Stephen Curry had 37 points and 11 assists for the Warriors--plus seven turnovers--but this night fully belonged to Durant, who now has the NBA's three highest-scoring games this season. When Durant wasn't racing past defenders to get to the rim, he was using his 6-foot-9 height and long wingspan to knock down shots right over them.
"At his height, there's not really much you can do when he gets hot," Bogut said of Durant.
The Warriors want to be considered an elite team in the Western Conference, but this night proved why they aren't quite at Oklahoma City's level. The Thunder is without its other superstar, guard Russell Westbrook. And yet the team isn't skipping a beat while it awaits his return.
"They're a really good team, and they've been playing together for a while," Warriors swingman Andre Iguodala said. "They execute everything. When you take one thing away, they've got option 2 and 3, even if Kevin is option 1, 2, 3 and 4."
The Warriors stayed in the game most of the way because of their offense. Klay Thompson had 26 points, although just five in the second half, and Golden State shot 52.4 percent from the field and made 16 of 27 from 3-point range.
"At the end of the day, 121 points for us offensively is good enough to win ballgames," Jackson said. "That's the disappointing part about it."
Golden State trailed by seven points with under 8 minutes to play and was still down by just nine when Durant delivered 3-pointers on back-to-back possessions that helped put the game out of reach. Oklahoma City pushed the lead to 17 points before the Warriors made the final score look close with a late run.
Even with the Thunder playing the second game of a back-to-back--it won in Houston on Thursday night--the Warriors couldn't find a way to slow Oklahoma City down.
"We let them get off to a hot start," Curry said. "When you let a guy like KD--leading the league in scoring--start off a game as hot as he did, regardless of it's a back-to-back or how many minutes he plays, he's going to find a way to continue that."

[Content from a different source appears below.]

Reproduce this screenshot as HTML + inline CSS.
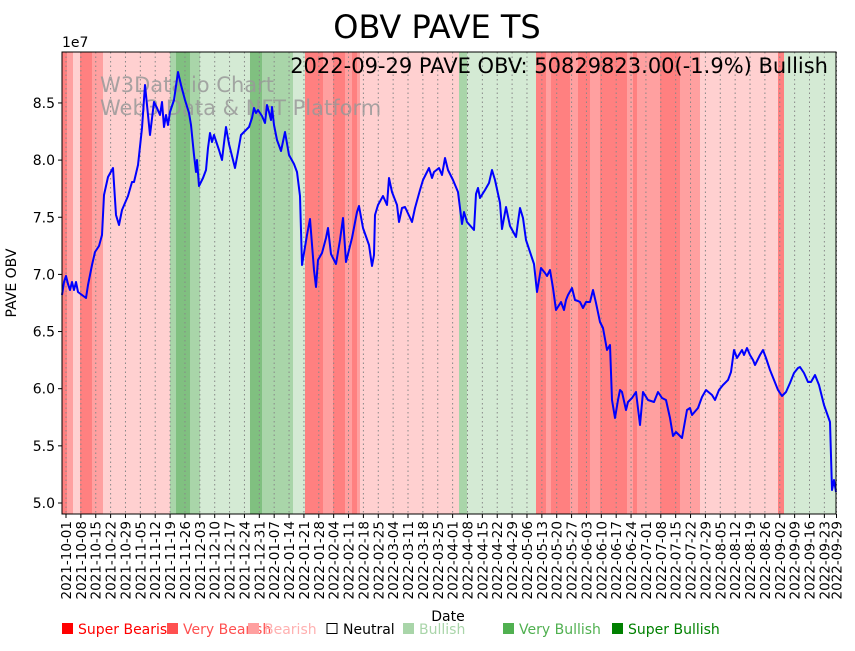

--Newcomers Jordan Crawford and MarShon Brooks both made their Warriors debuts. Crawford played well off the bench with eight points in 15-plus minutes. He made his first three shots, including two 3-pointers. Brooks played the final two minutes of the game and scored four points.
--Curry recorded his NBA-leading fifth 30-point, 10-assist game of the season.
--The Warriors shot a dreadful 19 of 34 (55.9 percent) from the free-throw line that included an 0-for-5 effort from Bogut.